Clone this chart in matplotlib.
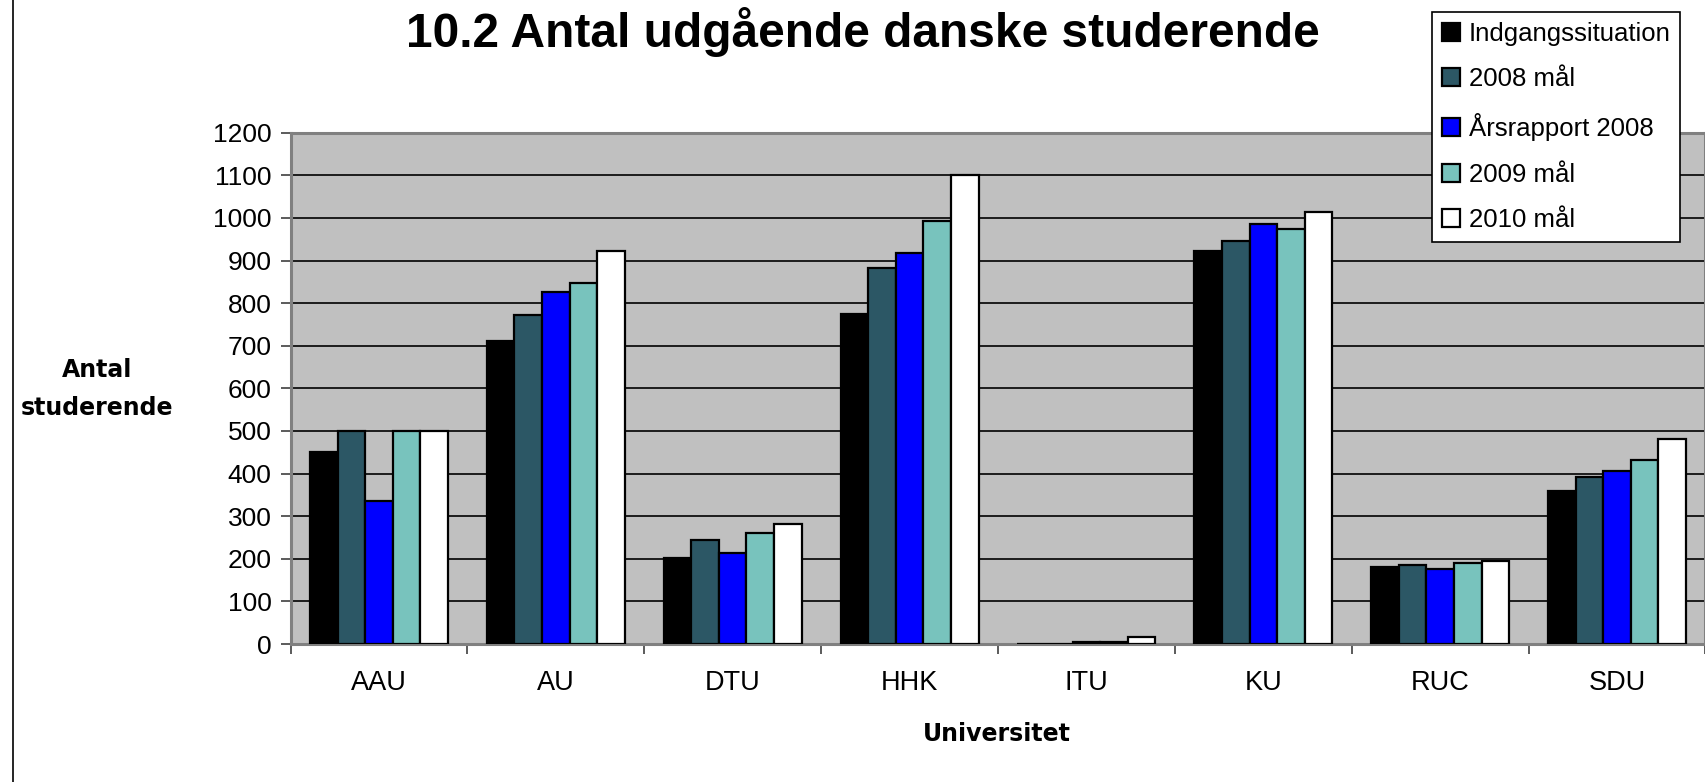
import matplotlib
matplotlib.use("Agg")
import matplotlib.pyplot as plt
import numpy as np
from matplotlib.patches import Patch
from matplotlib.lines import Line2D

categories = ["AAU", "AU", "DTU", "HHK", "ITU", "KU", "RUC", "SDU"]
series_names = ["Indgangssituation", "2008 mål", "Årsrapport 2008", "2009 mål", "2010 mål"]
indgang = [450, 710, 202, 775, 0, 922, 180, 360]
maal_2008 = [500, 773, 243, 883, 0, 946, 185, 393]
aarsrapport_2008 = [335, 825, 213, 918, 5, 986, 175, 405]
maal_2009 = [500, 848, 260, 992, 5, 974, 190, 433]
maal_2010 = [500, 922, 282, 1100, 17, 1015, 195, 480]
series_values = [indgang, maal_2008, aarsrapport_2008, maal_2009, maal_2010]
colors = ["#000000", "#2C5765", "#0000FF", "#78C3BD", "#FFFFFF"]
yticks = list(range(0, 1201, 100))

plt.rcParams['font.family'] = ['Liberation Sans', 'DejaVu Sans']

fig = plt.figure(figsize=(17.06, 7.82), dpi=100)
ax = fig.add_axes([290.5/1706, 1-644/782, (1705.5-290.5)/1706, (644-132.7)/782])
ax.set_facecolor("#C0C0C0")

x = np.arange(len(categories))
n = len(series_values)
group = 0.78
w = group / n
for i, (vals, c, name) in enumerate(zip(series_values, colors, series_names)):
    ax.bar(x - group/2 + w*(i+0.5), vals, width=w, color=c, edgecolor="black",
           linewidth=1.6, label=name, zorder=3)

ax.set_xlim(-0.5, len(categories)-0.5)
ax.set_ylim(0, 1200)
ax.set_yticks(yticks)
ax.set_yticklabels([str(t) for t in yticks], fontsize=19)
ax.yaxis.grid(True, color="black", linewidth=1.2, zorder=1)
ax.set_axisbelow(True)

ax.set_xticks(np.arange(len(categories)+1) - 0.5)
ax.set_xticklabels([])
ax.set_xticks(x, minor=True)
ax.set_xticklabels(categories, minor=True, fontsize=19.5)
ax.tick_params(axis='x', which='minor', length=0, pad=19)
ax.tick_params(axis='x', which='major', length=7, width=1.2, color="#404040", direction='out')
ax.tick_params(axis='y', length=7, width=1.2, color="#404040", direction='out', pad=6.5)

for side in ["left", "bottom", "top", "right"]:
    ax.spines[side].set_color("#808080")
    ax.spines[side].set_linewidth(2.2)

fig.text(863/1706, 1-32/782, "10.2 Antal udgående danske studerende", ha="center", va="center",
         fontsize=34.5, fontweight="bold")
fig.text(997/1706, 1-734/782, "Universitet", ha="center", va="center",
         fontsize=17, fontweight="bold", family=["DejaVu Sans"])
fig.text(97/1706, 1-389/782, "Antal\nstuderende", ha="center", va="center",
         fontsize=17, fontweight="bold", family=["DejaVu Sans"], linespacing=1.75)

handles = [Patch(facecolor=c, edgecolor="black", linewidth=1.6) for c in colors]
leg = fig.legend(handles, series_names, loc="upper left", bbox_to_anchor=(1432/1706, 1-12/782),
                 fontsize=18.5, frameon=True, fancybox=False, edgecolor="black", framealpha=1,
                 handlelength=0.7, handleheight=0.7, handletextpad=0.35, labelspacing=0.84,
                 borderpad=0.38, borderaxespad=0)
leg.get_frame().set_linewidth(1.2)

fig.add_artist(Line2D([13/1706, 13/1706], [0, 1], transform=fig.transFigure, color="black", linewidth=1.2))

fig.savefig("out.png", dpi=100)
******
• **What is needed**:
Leave the pictures out and please restate exactly the lines running from the start of the material through the one with "ax.set_axisbelow(True)".

• **The completed task**:
Clone this chart in matplotlib.
import matplotlib
matplotlib.use("Agg")
import matplotlib.pyplot as plt
import numpy as np
from matplotlib.patches import Patch
from matplotlib.lines import Line2D

categories = ["AAU", "AU", "DTU", "HHK", "ITU", "KU", "RUC", "SDU"]
series_names = ["Indgangssituation", "2008 mål", "Årsrapport 2008", "2009 mål", "2010 mål"]
indgang = [450, 710, 202, 775, 0, 922, 180, 360]
maal_2008 = [500, 773, 243, 883, 0, 946, 185, 393]
aarsrapport_2008 = [335, 825, 213, 918, 5, 986, 175, 405]
maal_2009 = [500, 848, 260, 992, 5, 974, 190, 433]
maal_2010 = [500, 922, 282, 1100, 17, 1015, 195, 480]
series_values = [indgang, maal_2008, aarsrapport_2008, maal_2009, maal_2010]
colors = ["#000000", "#2C5765", "#0000FF", "#78C3BD", "#FFFFFF"]
yticks = list(range(0, 1201, 100))

plt.rcParams['font.family'] = ['Liberation Sans', 'DejaVu Sans']

fig = plt.figure(figsize=(17.06, 7.82), dpi=100)
ax = fig.add_axes([290.5/1706, 1-644/782, (1705.5-290.5)/1706, (644-132.7)/782])
ax.set_facecolor("#C0C0C0")

x = np.arange(len(categories))
n = len(series_values)
group = 0.78
w = group / n
for i, (vals, c, name) in enumerate(zip(series_values, colors, series_names)):
    ax.bar(x - group/2 + w*(i+0.5), vals, width=w, color=c, edgecolor="black",
           linewidth=1.6, label=name, zorder=3)

ax.set_xlim(-0.5, len(categories)-0.5)
ax.set_ylim(0, 1200)
ax.set_yticks(yticks)
ax.set_yticklabels([str(t) for t in yticks], fontsize=19)
ax.yaxis.grid(True, color="black", linewidth=1.2, zorder=1)
ax.set_axisbelow(True)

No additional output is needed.